Located in Cusco, the Qorikancha (The Golden Enclosure) was the most important temple in the Inca Empire. Historical accounts from the Spanish conquistadors describe walls covered in sheets of solid gold. While the gold was stripped away, the stonework remains. The curve of the outer wall of the Qorikancha is considered the finest example of stone polishing in the world. Even after a massive earthquake in 1950 that damaged the Santo Domingo church built over it, the Inca foundations remained perfectly intact.

Sacsayhuamán: The Fortress of Giant Stones

Overlooking Cusco, Sacsayhuamán is famous for its zigzag walls. The zigzags are thought to represent lightning, but they also served a military purpose, creating multiple "kill zones" for defenders to strike at attackers from several angles. The precision with which these massive, multi-ton boulders were fitted together without mortar is perhaps the greatest mystery of Andean archaeology.

How Were Ancient Inca Buildings Constructed?

A common question is the specific "how" behind the construction. Based on experimental archaeology, we can reconstruct the process:

  1. Quarrying: Splitting stone using wood and water.
  2. Rough Shaping: Using hematite hammerstones to knock off large chunks.
  3. Fine Polishing: Using sand and water as an abrasive to grind the surfaces flat.
  4. The "Scribe and Fit" Method: It is believed the Incas used a method where they would place the upper stone on the lower one, mark the imperfections, and remove it to grind down the high spots.
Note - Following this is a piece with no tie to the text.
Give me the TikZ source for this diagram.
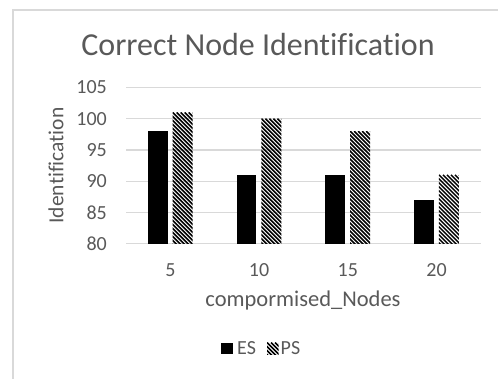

This process was repeated until the fit was airtight.
  5. Final Sanding: Using smaller stones to achieve the "pillowed" look seen in many royal walls.

Summary

Ancient Inca buildings are more than just ruins; they are a legacy of a civilization that understood the physics of their environment better than many modern builders. By rejecting the rigidity of mortar and embracing the flexibility of dry stone masonry, by favoring the stability of the trapezoid, and by working with the mountain rather than against it, the Incas created a built environment that has stood the test of time. Their mastery of water, stone, and geometry remains a high-water mark for human ingenuity in the face of nature’s most destructive forces.

FAQ

What are the main characteristics of Inca architecture?
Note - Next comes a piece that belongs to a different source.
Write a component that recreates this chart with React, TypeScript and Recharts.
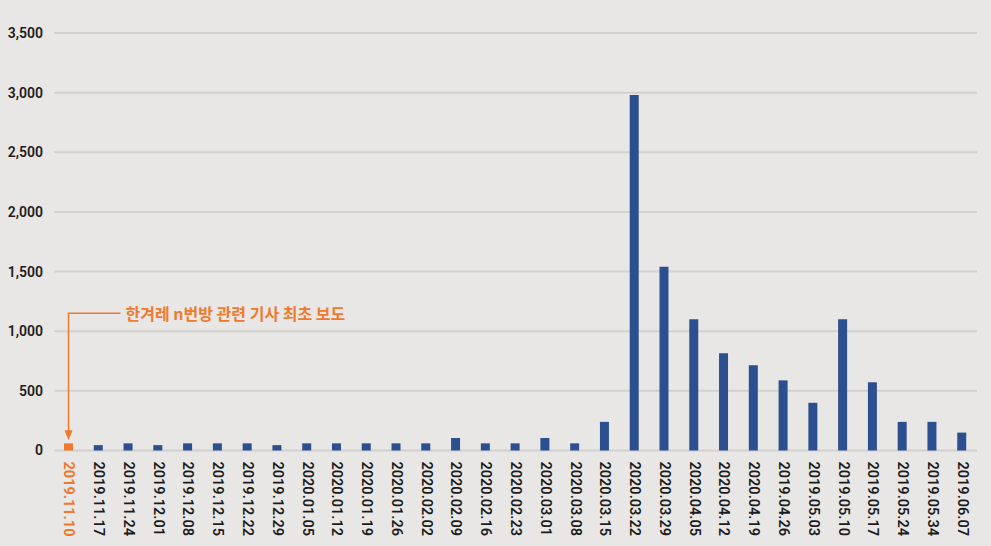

The main characteristics include dry stone masonry (fitting stones without mortar), trapezoidal doors and windows for earthquake resistance, and the integration of natural rock formations into building foundations.

Why did the Incas build trapezoidal windows and doors?

Trapezoidal shapes provide better structural stability during earthquakes. The wider base lowers the center of gravity and allows the structure to resist lateral forces more effectively than rectangular openings.

Did the Incas use mortar in their buildings?

For high-status buildings like temples and palaces, the Incas did not use mortar. They relied on high-precision carving to create interlocking joints. However, for common houses and agricultural walls, they sometimes used a mixture of mud and stone called pirca.

How did the Incas move such heavy stones?

They used a combination of wooden rollers, stone sleds, and large teams of laborers through the Mita labor system. Ramps were used to move the stones up into position on the walls.

How did Inca buildings survive earthquakes?

The "dry stone" technique allowed the stones to shift and vibrate during a quake without cracking. The trapezoidal design and inward-sloping walls further ensured that the structures remained balanced and locked together during tremors.